Start of DATASET EXCERPT
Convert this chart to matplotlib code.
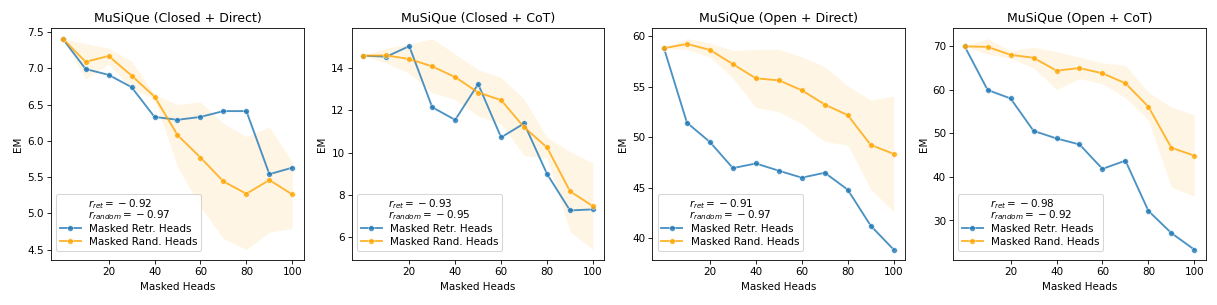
import matplotlib
matplotlib.use("Agg")
import matplotlib.pyplot as plt
import numpy as np

masked_heads = [0, 10, 20, 30, 40, 50, 60, 70, 80, 90, 100]

titles = ["MuSiQue (Closed + Direct)", "MuSiQue (Closed + CoT)",
          "MuSiQue (Open + Direct)", "MuSiQue (Open + CoT)"]

# Panel 1: Closed + Direct
cd_retr = [7.41, 6.99, 6.91, 6.74, 6.33, 6.29, 6.33, 6.41, 6.41, 5.54, 5.63]
cd_rand = [7.41, 7.09, 7.17, 6.90, 6.61, 6.08, 5.77, 5.44, 5.27, 5.46, 5.26]
cd_rand_hi = [7.41, 7.34, 7.28, 7.10, 6.64, 6.50, 6.54, 6.24, 6.06, 6.19, 5.71]
cd_rand_lo = [7.41, 6.85, 7.06, 6.72, 6.58, 5.64, 5.09, 4.65, 4.50, 4.74, 4.79]

# Panel 2: Closed + CoT
cc_retr = [14.60, 14.55, 15.05, 12.15, 11.55, 13.25, 10.72, 11.38, 8.98, 7.25, 7.30]
cc_rand = [14.60, 14.61, 14.44, 14.09, 13.58, 12.85, 12.49, 11.20, 10.24, 8.16, 7.45]
cc_rand_hi = [14.60, 14.97, 15.15, 15.41, 14.67, 13.94, 13.56, 12.54, 10.72, 10.05, 9.50]
cc_rand_lo = [14.60, 14.25, 13.76, 12.84, 12.51, 11.73, 11.35, 9.86, 9.73, 6.25, 5.39]

# Panel 3: Open + Direct
od_retr = [58.82, 51.43, 49.52, 46.93, 47.39, 46.67, 45.98, 46.47, 44.79, 41.22, 38.85]
od_rand = [58.82, 59.24, 58.65, 57.24, 55.83, 55.63, 54.65, 53.23, 52.18, 49.23, 48.34]
od_rand_hi = [58.82, 59.77, 59.34, 58.59, 58.69, 58.72, 57.96, 56.98, 55.07, 53.69, 54.06]
od_rand_lo = [58.82, 58.69, 57.96, 55.83, 52.94, 52.51, 51.33, 49.56, 49.23, 44.83, 42.63]

# Panel 4: Open + CoT
oc_retr = [69.90, 59.90, 57.95, 50.53, 48.79, 47.42, 41.82, 43.71, 32.20, 27.12, 23.33]
oc_rand = [69.90, 69.77, 67.95, 67.27, 64.32, 64.92, 63.71, 61.44, 56.06, 46.67, 44.85]
oc_rand_hi = [69.90, 71.67, 68.86, 69.70, 68.71, 67.42, 66.14, 65.53, 59.39, 55.98, 54.17]
oc_rand_lo = [69.90, 68.10, 67.20, 64.92, 60.00, 62.50, 61.29, 58.10, 52.95, 37.65, 35.53]

r_ret = [-0.92, -0.93, -0.91, -0.98]
r_random = [-0.97, -0.95, -0.97, -0.92]

panels = [
    (cd_retr, cd_rand, cd_rand_hi, cd_rand_lo),
    (cc_retr, cc_rand, cc_rand_hi, cc_rand_lo),
    (od_retr, od_rand, od_rand_hi, od_rand_lo),
    (oc_retr, oc_rand, oc_rand_hi, oc_rand_lo),
]

BLUE = "#1f77b4"
ORANGE = "#FFA500"


def fmt_r(v):
    sign = "-" if v < 0 else "+"
    return f"{{}} {sign} {abs(v):.2f}"


fig, axes = plt.subplots(1, 4, figsize=(16.24, 4.067), dpi=75)

for ax, title, (retr, rand, hi, lo), rr, rd in zip(axes, titles, panels, r_ret, r_random):
    ax.fill_between(masked_heads, lo, hi, color=ORANGE, alpha=0.1, linewidth=0)
    ax.plot(masked_heads, retr, color=BLUE, alpha=0.8, marker="o", markersize=5.5,
            markeredgecolor="white", markeredgewidth=0.5, linewidth=1.8,
            label="Masked Retr. Heads")
    ax.plot(masked_heads, rand, color=ORANGE, alpha=0.8, marker="o", markersize=5.5,
            markeredgecolor="white", markeredgewidth=0.5, linewidth=1.8,
            label="Masked Rand. Heads")
    ax.set_title(title, fontsize=12)
    ax.set_xlabel("Masked Heads", fontsize=10)
    ax.set_ylabel("EM", fontsize=10)
    ax.set_xticks([20, 40, 60, 80, 100])
    ax.tick_params(labelsize=10)
    leg_title = f"$r_{{ret}} = {fmt_r(rr)}$\n$r_{{random}} = {fmt_r(rd)}$"
    leg = ax.legend(loc="lower left", bbox_to_anchor=(0.0, 0.018),
                    title=leg_title, fontsize=10, title_fontsize=10,
                    labelspacing=0.35, borderpad=0.35)
    leg.get_title().set_linespacing(0.75)
    leg._legend_box.sep = 1

axes[0].set_yticks([4.5, 5.0, 5.5, 6.0, 6.5, 7.0, 7.5])
axes[1].set_yticks([6, 8, 10, 12, 14])
axes[2].set_yticks([40, 45, 50, 55, 60])
axes[3].set_yticks([30, 40, 50, 60, 70])

fig.subplots_adjust(left=0.042, right=0.99, top=0.908, bottom=0.147, wspace=0.19)
fig.savefig("out.png", dpi=75)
End of DATASET EXCERPT
TO DO:
Set down again, exactly, the lines of the material above from its first line to the one with "49.23, 44.83, 42.63]", inclusive. Leave the pictures out.

THE ANSWER:
Convert this chart to matplotlib code.
import matplotlib
matplotlib.use("Agg")
import matplotlib.pyplot as plt
import numpy as np

masked_heads = [0, 10, 20, 30, 40, 50, 60, 70, 80, 90, 100]

titles = ["MuSiQue (Closed + Direct)", "MuSiQue (Closed + CoT)",
          "MuSiQue (Open + Direct)", "MuSiQue (Open + CoT)"]

# Panel 1: Closed + Direct
cd_retr = [7.41, 6.99, 6.91, 6.74, 6.33, 6.29, 6.33, 6.41, 6.41, 5.54, 5.63]
cd_rand = [7.41, 7.09, 7.17, 6.90, 6.61, 6.08, 5.77, 5.44, 5.27, 5.46, 5.26]
cd_rand_hi = [7.41, 7.34, 7.28, 7.10, 6.64, 6.50, 6.54, 6.24, 6.06, 6.19, 5.71]
cd_rand_lo = [7.41, 6.85, 7.06, 6.72, 6.58, 5.64, 5.09, 4.65, 4.50, 4.74, 4.79]

# Panel 2: Closed + CoT
cc_retr = [14.60, 14.55, 15.05, 12.15, 11.55, 13.25, 10.72, 11.38, 8.98, 7.25, 7.30]
cc_rand = [14.60, 14.61, 14.44, 14.09, 13.58, 12.85, 12.49, 11.20, 10.24, 8.16, 7.45]
cc_rand_hi = [14.60, 14.97, 15.15, 15.41, 14.67, 13.94, 13.56, 12.54, 10.72, 10.05, 9.50]
cc_rand_lo = [14.60, 14.25, 13.76, 12.84, 12.51, 11.73, 11.35, 9.86, 9.73, 6.25, 5.39]

# Panel 3: Open + Direct
od_retr = [58.82, 51.43, 49.52, 46.93, 47.39, 46.67, 45.98, 46.47, 44.79, 41.22, 38.85]
od_rand = [58.82, 59.24, 58.65, 57.24, 55.83, 55.63, 54.65, 53.23, 52.18, 49.23, 48.34]
od_rand_hi = [58.82, 59.77, 59.34, 58.59, 58.69, 58.72, 57.96, 56.98, 55.07, 53.69, 54.06]
od_rand_lo = [58.82, 58.69, 57.96, 55.83, 52.94, 52.51, 51.33, 49.56, 49.23, 44.83, 42.63]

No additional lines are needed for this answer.